The U.K., and much of Europe, has been deluged by heavy snowfall, causing widespread travel chaos as airports were forced to close.
In an unprecedented event, London’s Heathrow, the world’s busiest airport, closed both its runways for two days as it struggled to shift the snow and make its operation safe. But while operational staff battled against the elements to clear the snow in below freezing temperatures, the scenes inside the airport terminal have been likened to that of a third world country.
Photo courtesy of Joseph Cheung
Little under a month ago, Heathrow was boasting its recent investment in snow equipment with a promise "that we'll be ready, waiting and doing everything we can to make every journey better for our passengers".
Tragically for Heathrow, that promise was broken after four inches of snow forced it to close.
The Daily Mail says that “travellers at Heathrow airport were condemned to spend hour after hour huddled in corridors – cold, hungry, thirsty, exhausted and fast losing patience with the lack of information about what (if anything) might happen and when.”
Inevitably, BAA Heathrow’s closure has become mired in politics as the traveling public, media and politicians look for someone to blame. All eyes are firmly fixed on BAA.
Here’s a quick round-up of what some of the U.K.'s papers have to say:
Heathrow Refugee Camp
The Daily Mail has published several photos of the chaotic scenes at Heathrow, dubbing it ‘The Heathrow Refugee Camp’.
BAA’s chief executive, Colin Matthews said: 'I'm really disappointed to have disrupted so many thousands of people's Christmas plans. It's absolutely distressing and heart-breaking to have been in the terminals and confronted with individuals, each with their stories of really sad and disappointing outcomes. I couldn't be more sorry, that's the case.'
BAA criticism intensifies
The Telegraph offers an in-depth view of the situation. It says that Philip Hammond, the U.K.’s Transport Secretary, this morning promised an inquiry into how stranded passengers were treated at the airport over the weekend, as he acknowledged public "outrage" over the disruption.
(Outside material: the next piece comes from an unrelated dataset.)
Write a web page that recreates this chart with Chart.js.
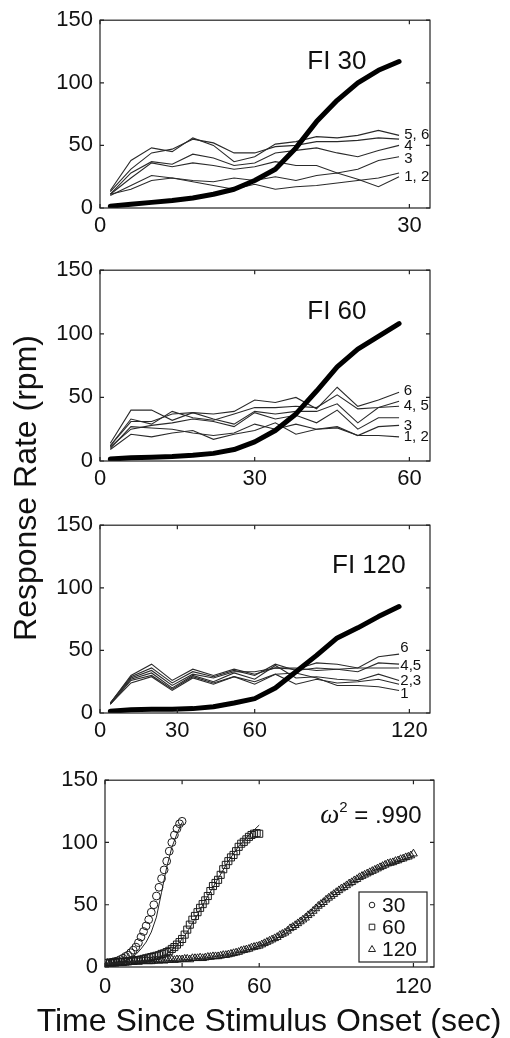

"Once we have got through the problem, once we have got things moving again, then we will have to have that discussion and find out exactly what went wrong and, most importantly, what went wrong in handling passengers who were stranded.
"I think whilst people are obviously deeply upset about the inconvenience, particularly at this time of year, of having their travel plans disrupted, most of what I am hearing is a sense of outrage about the way they were then treated when they were stranded at Heathrow airport."
Not the Time To Make Decisions
Meanwhile, Mr Hammond told Sky News that "now was not the time" to make decisions on whether more cash should be invested in helping Britain's infrastructure deal with the extreme cold.
"Once we've got out of the current situation and we have cleared the backlogs at the airports then we do need to ask whether we need to make a step-change in investment priorities," he said.
"But if we invest more money in winter resilience then that means less money to invest in other things.
"But we need to do this decision-making in a clear, calm, rational way looking at what's the real likelihood of these events happening again in the future.
"Now is not the time to make these decisions."
“If there was a war on we’d surely be able to sort this out”
The Guardian says that BAA is under pressure from the Mayor of London, Boris Johnson, who phoned the airport authority's chief executive, Colin Matthews, to voice concerns about Heathrow's capacity to cope with the wintry weather. He questioned whether BAA was doing everything possible to get the airport moving and whether it had sufficient staff and equipment to deal with the deluges of snow and disruptions.
"I stressed the huge economic importance of Heathrow. If there was a war on we'd surely be able to sort this out," said Johnson. "Most people realise that it has not snowed at Heathrow for some time so it is vital everything is done to get the aircraft and passengers moving again."